Environ une semaine après l'opération-spectacle de la Porte de Clignancourt, le 2 novembre 1979, une voiture s'arrête devant le garage familial. Pour Fernand et sa famille, « c'est le début des emmerdes ». Dominique évoque trois individus à la recherche d'un moteur d'occasion, et plus précisément d'un moteur de Renault 30. Ça tombe bien, il en a justement un stock. « Ils me disent que ça les intéresse et me demande s'ils peuvent me l'acheter. On va dans le bureau et là ils me sortent leurs cartes de policiers ! » La police judiciaire d'Orléans passe trois jours à inspecter le garage, questionner les salariés et montrer des photos sur lesquelles personne ne reconnaît le roi du déguisement. « Ils m'ont fait voir pas mal de photos, nous, on l'a connu barbu, donc après… En tout cas, ils n'ont pas du tout apprécié que je dise qu'il était gentil. » Dominique va jusqu'à parler de rapports tendus avec les policiers.
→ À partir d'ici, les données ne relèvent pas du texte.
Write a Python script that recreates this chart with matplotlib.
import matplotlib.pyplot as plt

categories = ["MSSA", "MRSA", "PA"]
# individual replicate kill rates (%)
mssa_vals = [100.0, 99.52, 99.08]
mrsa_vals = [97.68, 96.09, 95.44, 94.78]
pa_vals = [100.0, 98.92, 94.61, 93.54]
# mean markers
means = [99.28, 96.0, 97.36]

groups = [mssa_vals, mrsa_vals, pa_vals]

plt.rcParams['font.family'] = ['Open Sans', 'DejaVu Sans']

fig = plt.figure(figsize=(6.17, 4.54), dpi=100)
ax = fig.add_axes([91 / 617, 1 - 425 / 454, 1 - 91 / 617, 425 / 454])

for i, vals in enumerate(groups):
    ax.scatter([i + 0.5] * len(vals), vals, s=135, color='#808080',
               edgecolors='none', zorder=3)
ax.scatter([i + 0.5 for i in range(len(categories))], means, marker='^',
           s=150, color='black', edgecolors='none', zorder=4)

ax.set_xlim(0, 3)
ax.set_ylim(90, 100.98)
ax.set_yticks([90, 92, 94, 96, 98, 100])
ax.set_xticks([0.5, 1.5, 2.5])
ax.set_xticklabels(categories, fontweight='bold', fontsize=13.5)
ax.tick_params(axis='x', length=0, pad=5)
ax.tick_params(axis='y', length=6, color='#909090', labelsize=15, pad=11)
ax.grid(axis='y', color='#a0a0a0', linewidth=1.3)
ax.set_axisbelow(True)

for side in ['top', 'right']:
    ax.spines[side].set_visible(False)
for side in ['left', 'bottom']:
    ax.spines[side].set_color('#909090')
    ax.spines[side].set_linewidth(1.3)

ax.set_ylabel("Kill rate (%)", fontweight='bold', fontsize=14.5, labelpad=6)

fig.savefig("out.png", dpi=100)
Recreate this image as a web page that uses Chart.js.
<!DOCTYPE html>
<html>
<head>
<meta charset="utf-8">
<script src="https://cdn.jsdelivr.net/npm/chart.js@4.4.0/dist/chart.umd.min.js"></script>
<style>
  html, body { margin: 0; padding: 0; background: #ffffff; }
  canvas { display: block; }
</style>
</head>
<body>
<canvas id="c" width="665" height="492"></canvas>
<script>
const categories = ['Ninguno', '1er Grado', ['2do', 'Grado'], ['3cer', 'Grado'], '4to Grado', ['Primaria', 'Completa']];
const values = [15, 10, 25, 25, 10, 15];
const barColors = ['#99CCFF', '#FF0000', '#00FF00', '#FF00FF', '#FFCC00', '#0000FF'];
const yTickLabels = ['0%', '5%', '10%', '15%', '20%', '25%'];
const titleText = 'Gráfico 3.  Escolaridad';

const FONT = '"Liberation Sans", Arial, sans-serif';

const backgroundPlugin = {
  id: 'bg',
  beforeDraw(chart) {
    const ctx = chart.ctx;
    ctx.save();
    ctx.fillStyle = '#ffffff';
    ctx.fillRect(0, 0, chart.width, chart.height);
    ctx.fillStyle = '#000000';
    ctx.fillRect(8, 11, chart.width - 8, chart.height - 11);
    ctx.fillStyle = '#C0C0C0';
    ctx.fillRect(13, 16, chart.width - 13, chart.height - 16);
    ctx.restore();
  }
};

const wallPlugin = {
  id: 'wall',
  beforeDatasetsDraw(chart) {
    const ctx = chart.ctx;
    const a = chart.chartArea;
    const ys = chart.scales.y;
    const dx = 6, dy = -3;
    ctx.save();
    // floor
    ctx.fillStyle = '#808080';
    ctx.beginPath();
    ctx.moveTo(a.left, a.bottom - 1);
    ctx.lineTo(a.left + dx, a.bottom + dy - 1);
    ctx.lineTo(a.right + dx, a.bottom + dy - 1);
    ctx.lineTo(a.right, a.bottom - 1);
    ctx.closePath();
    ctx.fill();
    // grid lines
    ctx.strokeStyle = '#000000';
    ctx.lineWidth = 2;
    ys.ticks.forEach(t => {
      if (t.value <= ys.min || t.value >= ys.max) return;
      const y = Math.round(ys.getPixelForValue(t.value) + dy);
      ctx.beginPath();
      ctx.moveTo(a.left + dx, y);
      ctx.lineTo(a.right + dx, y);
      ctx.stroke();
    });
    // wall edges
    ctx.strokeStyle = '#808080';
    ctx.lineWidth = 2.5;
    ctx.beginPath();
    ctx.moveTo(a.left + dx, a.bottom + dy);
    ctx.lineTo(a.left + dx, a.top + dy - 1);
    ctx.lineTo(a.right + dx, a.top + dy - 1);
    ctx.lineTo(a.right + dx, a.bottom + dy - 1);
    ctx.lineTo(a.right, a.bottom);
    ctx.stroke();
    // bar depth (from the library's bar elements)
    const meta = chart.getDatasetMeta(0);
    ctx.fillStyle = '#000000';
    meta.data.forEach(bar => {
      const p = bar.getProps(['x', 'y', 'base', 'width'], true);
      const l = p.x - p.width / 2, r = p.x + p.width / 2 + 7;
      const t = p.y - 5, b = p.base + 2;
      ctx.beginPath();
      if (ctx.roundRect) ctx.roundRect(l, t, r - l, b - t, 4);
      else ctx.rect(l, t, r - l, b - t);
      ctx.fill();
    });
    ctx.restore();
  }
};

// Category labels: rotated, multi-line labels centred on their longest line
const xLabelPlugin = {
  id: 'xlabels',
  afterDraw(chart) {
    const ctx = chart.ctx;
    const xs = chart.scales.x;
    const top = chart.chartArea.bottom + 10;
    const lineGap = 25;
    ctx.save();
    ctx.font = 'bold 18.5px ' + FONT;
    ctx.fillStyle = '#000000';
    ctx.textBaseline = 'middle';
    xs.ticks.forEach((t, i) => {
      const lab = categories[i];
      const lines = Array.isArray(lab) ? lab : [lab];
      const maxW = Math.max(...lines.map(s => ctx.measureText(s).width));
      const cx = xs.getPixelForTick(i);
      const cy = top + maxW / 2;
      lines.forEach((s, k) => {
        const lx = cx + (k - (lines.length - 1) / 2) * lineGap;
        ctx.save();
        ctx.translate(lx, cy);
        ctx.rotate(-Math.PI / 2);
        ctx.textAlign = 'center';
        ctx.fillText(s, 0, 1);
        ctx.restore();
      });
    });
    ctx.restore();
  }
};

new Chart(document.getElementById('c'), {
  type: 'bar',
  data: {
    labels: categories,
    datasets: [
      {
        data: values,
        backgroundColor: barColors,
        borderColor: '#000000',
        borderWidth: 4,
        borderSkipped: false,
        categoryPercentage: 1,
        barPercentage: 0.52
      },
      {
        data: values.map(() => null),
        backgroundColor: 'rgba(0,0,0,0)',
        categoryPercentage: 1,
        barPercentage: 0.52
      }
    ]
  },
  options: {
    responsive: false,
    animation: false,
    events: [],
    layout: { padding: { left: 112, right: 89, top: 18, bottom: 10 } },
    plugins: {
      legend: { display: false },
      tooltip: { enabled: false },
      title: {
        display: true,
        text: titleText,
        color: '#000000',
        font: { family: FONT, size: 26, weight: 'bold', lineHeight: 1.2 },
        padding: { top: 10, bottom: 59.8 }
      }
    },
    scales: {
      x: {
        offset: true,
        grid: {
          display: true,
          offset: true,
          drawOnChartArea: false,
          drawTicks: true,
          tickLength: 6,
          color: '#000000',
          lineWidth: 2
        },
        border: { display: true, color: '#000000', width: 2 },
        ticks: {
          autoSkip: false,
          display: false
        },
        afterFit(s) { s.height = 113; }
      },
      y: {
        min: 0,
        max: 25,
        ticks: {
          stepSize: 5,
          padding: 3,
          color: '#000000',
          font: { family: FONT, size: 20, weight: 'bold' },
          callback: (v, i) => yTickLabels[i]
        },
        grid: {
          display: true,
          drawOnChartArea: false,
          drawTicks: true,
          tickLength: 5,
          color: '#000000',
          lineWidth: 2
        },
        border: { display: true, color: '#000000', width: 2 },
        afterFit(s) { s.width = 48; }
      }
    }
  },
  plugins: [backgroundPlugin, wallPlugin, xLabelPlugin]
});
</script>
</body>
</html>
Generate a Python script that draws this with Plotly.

Décrit comme quelqu'un de gentil, poli, forcément ce n'est pas ce que la police s'attendait à entendre. « En même temps, ce n'était pas écrit sur son front. Il payait parfois avant ou du moins donnait acompte, je ne vois pourquoi j'aurais eu quelque chose contre lui. »

Une fois les numéros de série vérifiés, les débats s'apaisent et les doutes s'évaporent car la voiture, dont la carrosserie ne sera jamais retrouvée, a été achetée légalement par Mesrine et ses complices. Malgré la découverte de la réelle identité de ceux qu'ils qualifiaient presque de copains, les propriétaires du garage restent sur leurs premières impressions. À aucun moment, Fernand n'a été soupçonneux à l'égard de Mesrine et son entourage. Ce qu'il pouvait voir, lire et entendre de Mesrine dans les médias avant de découvrir le pot aux roses ne le dérangeait pas plus que ça – et le fait de l'avoir connu l'amuse toujours un peu. Peu de temps après sa mort, ils graveront même le nom de « la vedette » sur les rails renforçant la pente d'accès au garage. « Je n'ai pas à le juger », conclut Dominique.